The influence and power of the union comes from working collectively. The more people the branch/LA represents and the more unified they are, the more authority and bargaining power you have.

Decisions that unite people are to be preferred over those that divide them. A divided membership (or staff) gives management the option to play you of against each other. This does not mean that you should always take the minimalist approach or avoid debate. Sometimes it will mean that to gain unity you will need to spend extra energy convincing some groups of members, or non-members, why supporting a position is in their interests.

Ways of operating that bring people together should be used wherever possible. This does not mean that diversity is not respected. On the contrary it means that everybody's needs should be acknowledged and everybody should be included. Whether you are part time or full time, black or white, smoker or non-smoker, male or female everybody believes in fairness. You should try to emphasise fairness, justice and dignity over complex details that can tend to divide

And people sometimes need reminding that things that don't affect us directly have a habit of returning to affect us later.

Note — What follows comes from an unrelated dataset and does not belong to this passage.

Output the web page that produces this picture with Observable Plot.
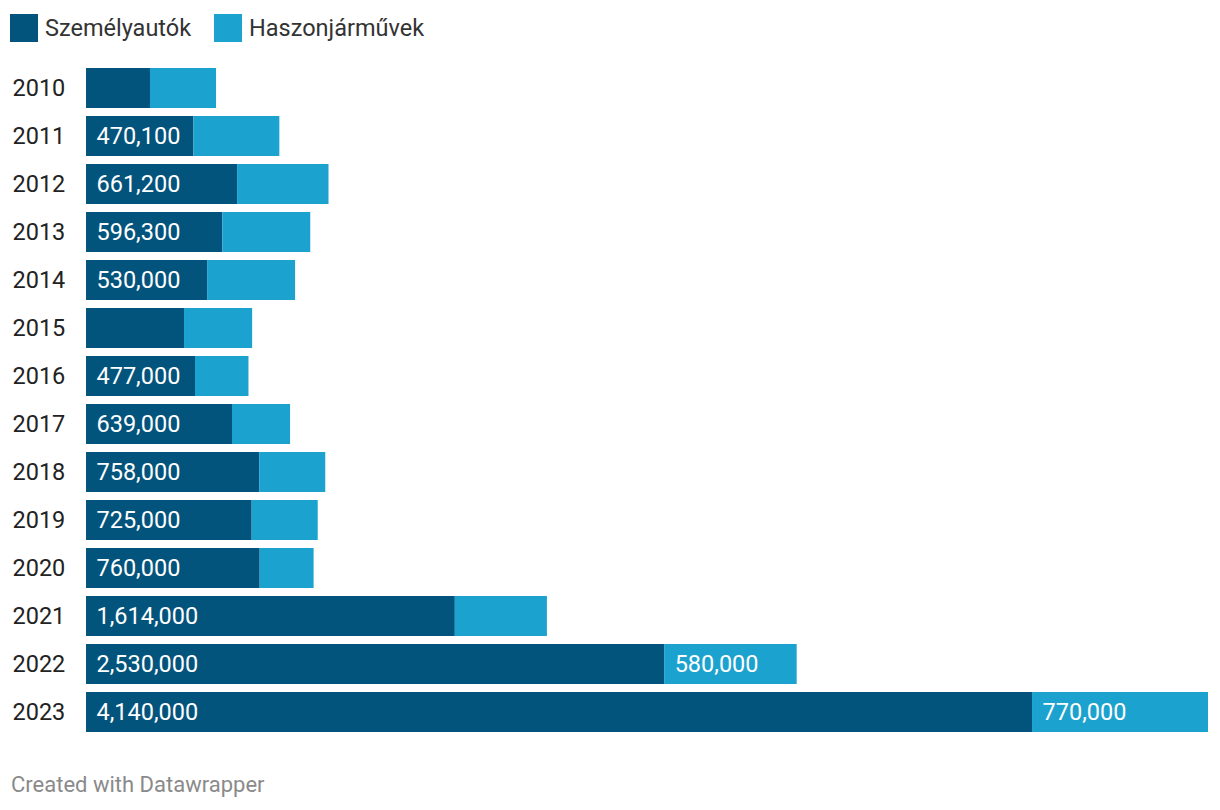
<!DOCTYPE html>
<html>
<head>
<meta charset="utf-8">
<script src="https://cdn.jsdelivr.net/npm/d3@7"></script>
<script src="https://cdn.jsdelivr.net/npm/@observablehq/plot@0.6"></script>
<style>
  body { margin: 0; background: #fff; font-family: Roboto, "Noto Sans", sans-serif; }
  #wrap { position: relative; width: 1220px; height: 810px; }
  .leg { position: absolute; top: 14px; display: flex; align-items: center; font-size: 23.5px; color: #333; }
  .sw { width: 28px; height: 28px; margin-right: 7px; }
  #chart { position: absolute; left: 0; top: 56px; }
  #foot { position: absolute; left: 11px; top: 774px; font-size: 22px; color: #8a8a8a; line-height: 1; }
</style>
</head>
<body>
<div id="wrap">
  <div id="legend"></div>
  <div id="chart"></div>
  <div id="foot">Created with Datawrapper</div>
</div>
<script>
const years = ["2010","2011","2012","2013","2014","2015","2016","2017","2018","2019","2020","2021","2022","2023"];
const seriesNames = ["Személyautók", "Haszonjárművek"];
const cars = [280000, 470100, 661200, 596300, 530000, 429000, 477000, 639000, 758000, 725000, 760000, 1614000, 2530000, 4140000];
const commercial = [289000, 376000, 400000, 385000, 385000, 298000, 234000, 254000, 289000, 289000, 236000, 403000, 580000, 770000];
const colors = ["#03547c", "#1ba2cf"];
// labels are shown only when they fit inside their segment
const carLabelMin = 470000;
const comLabelMin = 500000;

const fmt = d3.format(",");
const rows = [];
years.forEach((y, i) => rows.push({year: y, series: seriesNames[0], value: cars[i], label: cars[i] >= carLabelMin ? fmt(cars[i]) : null}));
years.forEach((y, i) => rows.push({year: y, series: seriesNames[1], value: commercial[i], label: commercial[i] >= comLabelMin ? fmt(commercial[i]) : null}));

const maxTotal = d3.max(years, (y, i) => cars[i] + commercial[i]);

// legend
const legend = document.getElementById("legend");
const legLeft = [10, 214];
seriesNames.forEach((s, i) => {
  const d = document.createElement("div");
  d.className = "leg";
  d.style.left = legLeft[i] + "px";
  d.innerHTML = `<div class="sw" style="background:${colors[i]}"></div><span>${s}</span>`;
  legend.appendChild(d);
});

const chart = Plot.plot({
  width: 1220,
  height: 680,
  marginLeft: 86,
  marginRight: 12,
  marginTop: 8,
  marginBottom: 0,
  style: {fontFamily: "Roboto, sans-serif", fontSize: "23.5px", background: "#fff"},
  x: {domain: [0, maxTotal], axis: null, nice: false},
  y: {domain: years, paddingInner: 8/48, paddingOuter: 4/48, axis: null},
  color: {domain: seriesNames, range: colors},
  marks: [
    Plot.barX(rows, Plot.stackX({y: "year", x: "value", fill: "series", order: seriesNames})),
    Plot.text(rows, Plot.stackX1({y: "year", x: "value", z: "series", order: seriesNames, text: "label", textAnchor: "start", dx: 10, fill: "#fff"})),
    Plot.text(years, {y: d => d, text: d => d, frameAnchor: "left", textAnchor: "start", dx: -74, fill: "#222"})
  ]
});
document.getElementById("chart").appendChild(chart);
</script>
</body>
</html>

Democratic decisions made by all affected members are to be preferred over those made by smaller select groups.

People are more likely to support decisions that they have had the opportunity to take part in, than those imposed upon them - even if they disagree with some or all of the decision.

Members (and non-members) rightly get angry when management makes decisions without consulting or involving them. If you do the same you run the risk of their anger with management being directed at you.

Members will also take more responsibility for decisions they have made than ones made for them. If you make decisions on behalf of your membership they will hold you responsible for failures. If you involve them in making the decisions they are more likely to form realistic expectations of success, as they understand that they are responsible for the success or failure of the decision.

Finally where success is not achieved immediately people who have been involved in making decisions are more likely to accept a compromise or, if they do reject something, support the decision to reject with action.


Ways of working that involve more people rather than less are better.

Decisions have more legitimacy, actions are more compelling and ultimately we are more convincing if we can demonstrate strength of feeling through active support.

While it is true that people involved in making decisions are more likely to get involved - people who are involved will usually also take more interest in the decisions being made.

Widening participation in union work also builds our capacity to campaign, lessons your workload and makes us less vulnerable to the sudden departure of key individuals.

And it's more fun!


Informing and educating members is preferable to not disclosing information. Unless you have very good reasons you should always err on the side of releasing information over withholding it.

Some representatives become disillusioned with staff, and members, failure to take interest in issues that affect them. However sometimes we forget that members and staff don't always have the level of understanding that we have. Even where members do have a general understanding of an issue they may not identify all, or the extent of, the threats to them.

Ongoing information and education is preferable to distributing information just prior to asking members to make decisions. Members need time to think about issues. They may not have time to prioritise informing themselves on an issue, especially if they can't see the immediate threat to them.

Members are also more likely to be decisive if they feel they have had time to consider an issue. Distributing information just prior to asking for a decision can create the impression that the information was only released to get the decision that was wanted.

Educating people about the role the union plays in helping staff is an important way to build the strength of UCU. Communications and language that reinforce the importance of solidarity, democracy, participation and education should be used wherever possible.